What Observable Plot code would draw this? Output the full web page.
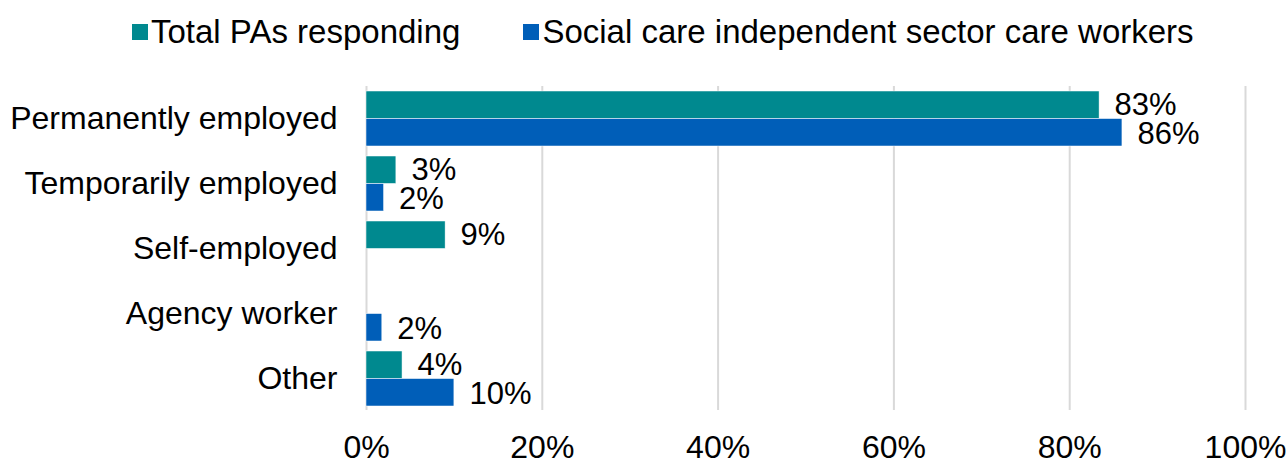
<!DOCTYPE html>
<html>
<head>
<meta charset="utf-8">
<script src="https://cdn.jsdelivr.net/npm/d3@7"></script>
<script src="https://cdn.jsdelivr.net/npm/@observablehq/plot@0.6"></script>
<style>
  html, body { margin: 0; padding: 0; background: #fff; }
  body { width: 1288px; height: 464px; overflow: hidden; font-family: "Liberation Sans", Arial, sans-serif; }
  #legend { height: 62px; display: flex; align-items: center; padding-left: 132px; font-size: 33px; color: #000; box-sizing: border-box; padding-top: 2px; }
  .item { display: flex; align-items: center; margin-right: 63px; }
  .sw { width: 16px; height: 16px; margin-right: 3px; }
</style>
</head>
<body>
<div id="legend"></div>
<div id="chart"></div>
<script>
const categories = ["Permanently employed", "Temporarily employed", "Self-employed", "Agency worker", "Other"];
const seriesNames = ["Total PAs responding", "Social care independent sector care workers"];
const seriesColors = ["#00898F", "#005EB8"];
const totalPAs = [83.4, 3.4, 9.0, null, 4.1];
const socialCare = [86.0, 2.0, null, 1.8, 10.0];
const paLabels = ["83%", "3%", "9%", null, "4%"];
const scLabels = ["86%", "2%", null, "2%", "10%"];
const xTicks = [0, 20, 40, 60, 80, 100];

const width = 1288, height = 402, marginTop = 24, marginBottom = 54;
const padInner = 0.16, padOuter = 0.05;
const step = (height - marginTop - marginBottom) / (categories.length - padInner + 2 * padOuter);
const bw = step * (1 - padInner);

const pa = categories.map((c, i) => ({category: c, value: totalPAs[i], label: paLabels[i]})).filter(d => d.value != null);
const sc = categories.map((c, i) => ({category: c, value: socialCare[i], label: scLabels[i]})).filter(d => d.value != null);

const legend = document.getElementById("legend");
seriesNames.forEach((n, i) => {
  const it = document.createElement("div");
  it.className = "item";
  it.innerHTML = `<span class="sw" style="background:${seriesColors[i]}"></span><span>${n}</span>`;
  legend.appendChild(it);
});

const chart = Plot.plot({
  width, height,
  marginLeft: 366, marginRight: 43, marginTop, marginBottom,
  style: {fontFamily: "'Liberation Sans', Arial, sans-serif", fontSize: "32px", color: "#000", background: "#fff", overflow: "visible"},
  x: {domain: [0, 100], ticks: xTicks, tickFormat: d => d + "%", tickSize: 0, tickPadding: 25, label: null},
  y: {domain: categories, paddingInner: padInner, paddingOuter: padOuter, tickSize: 0, tickPadding: 29, label: null},
  marks: [
    Plot.ruleX(xTicks, {stroke: "#d9d9d9", strokeWidth: 2}),
    Plot.barX(pa, {x: "value", y: "category", fill: seriesColors[0], insetBottom: bw / 2, stroke: "#fff", strokeWidth: 0.5}),
    Plot.barX(sc, {x: "value", y: "category", fill: seriesColors[1], insetTop: bw / 2, stroke: "#fff", strokeWidth: 0.5}),
    Plot.text(pa, {x: "value", y: "category", text: "label", dy: -bw / 4, dx: 15, textAnchor: "start", fill: "#000", fontSize: 31}),
    Plot.text(sc, {x: "value", y: "category", text: "label", dy: bw / 4 + 1, dx: 15, textAnchor: "start", fill: "#000", fontSize: 31})
  ]
});
document.getElementById("chart").appendChild(chart);
</script>
</body>
</html>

★ ★ ★ ★

Task description: Write out the material above again, word for word, minus its pictures.

Task solution:
What Observable Plot code would draw this? Output the full web page.
<!DOCTYPE html>
<html>
<head>
<meta charset="utf-8">
<script src="https://cdn.jsdelivr.net/npm/d3@7"></script>
<script src="https://cdn.jsdelivr.net/npm/@observablehq/plot@0.6"></script>
<style>
  html, body { margin: 0; padding: 0; background: #fff; }
  body { width: 1288px; height: 464px; overflow: hidden; font-family: "Liberation Sans", Arial, sans-serif; }
  #legend { height: 62px; display: flex; align-items: center; padding-left: 132px; font-size: 33px; color: #000; box-sizing: border-box; padding-top: 2px; }
  .item { display: flex; align-items: center; margin-right: 63px; }
  .sw { width: 16px; height: 16px; margin-right: 3px; }
</style>
</head>
<body>
<div id="legend"></div>
<div id="chart"></div>
<script>
const categories = ["Permanently employed", "Temporarily employed", "Self-employed", "Agency worker", "Other"];
const seriesNames = ["Total PAs responding", "Social care independent sector care workers"];
const seriesColors = ["#00898F", "#005EB8"];
const totalPAs = [83.4, 3.4, 9.0, null, 4.1];
const socialCare = [86.0, 2.0, null, 1.8, 10.0];
const paLabels = ["83%", "3%", "9%", null, "4%"];
const scLabels = ["86%", "2%", null, "2%", "10%"];
const xTicks = [0, 20, 40, 60, 80, 100];

const width = 1288, height = 402, marginTop = 24, marginBottom = 54;
const padInner = 0.16, padOuter = 0.05;
const step = (height - marginTop - marginBottom) / (categories.length - padInner + 2 * padOuter);
const bw = step * (1 - padInner);

const pa = categories.map((c, i) => ({category: c, value: totalPAs[i], label: paLabels[i]})).filter(d => d.value != null);
const sc = categories.map((c, i) => ({category: c, value: socialCare[i], label: scLabels[i]})).filter(d => d.value != null);

const legend = document.getElementById("legend");
seriesNames.forEach((n, i) => {
  const it = document.createElement("div");
  it.className = "item";
  it.innerHTML = `<span class="sw" style="background:${seriesColors[i]}"></span><span>${n}</span>`;
  legend.appendChild(it);
});

const chart = Plot.plot({
  width, height,
  marginLeft: 366, marginRight: 43, marginTop, marginBottom,
  style: {fontFamily: "'Liberation Sans', Arial, sans-serif", fontSize: "32px", color: "#000", background: "#fff", overflow: "visible"},
  x: {domain: [0, 100], ticks: xTicks, tickFormat: d => d + "%", tickSize: 0, tickPadding: 25, label: null},
  y: {domain: categories, paddingInner: padInner, paddingOuter: padOuter, tickSize: 0, tickPadding: 29, label: null},
  marks: [
    Plot.ruleX(xTicks, {stroke: "#d9d9d9", strokeWidth: 2}),
    Plot.barX(pa, {x: "value", y: "category", fill: seriesColors[0], insetBottom: bw / 2, stroke: "#fff", strokeWidth: 0.5}),
    Plot.barX(sc, {x: "value", y: "category", fill: seriesColors[1], insetTop: bw / 2, stroke: "#fff", strokeWidth: 0.5}),
    Plot.text(pa, {x: "value", y: "category", text: "label", dy: -bw / 4, dx: 15, textAnchor: "start", fill: "#000", fontSize: 31}),
    Plot.text(sc, {x: "value", y: "category", text: "label", dy: bw / 4 + 1, dx: 15, textAnchor: "start", fill: "#000", fontSize: 31})
  ]
});
document.getElementById("chart").appendChild(chart);
</script>
</body>
</html>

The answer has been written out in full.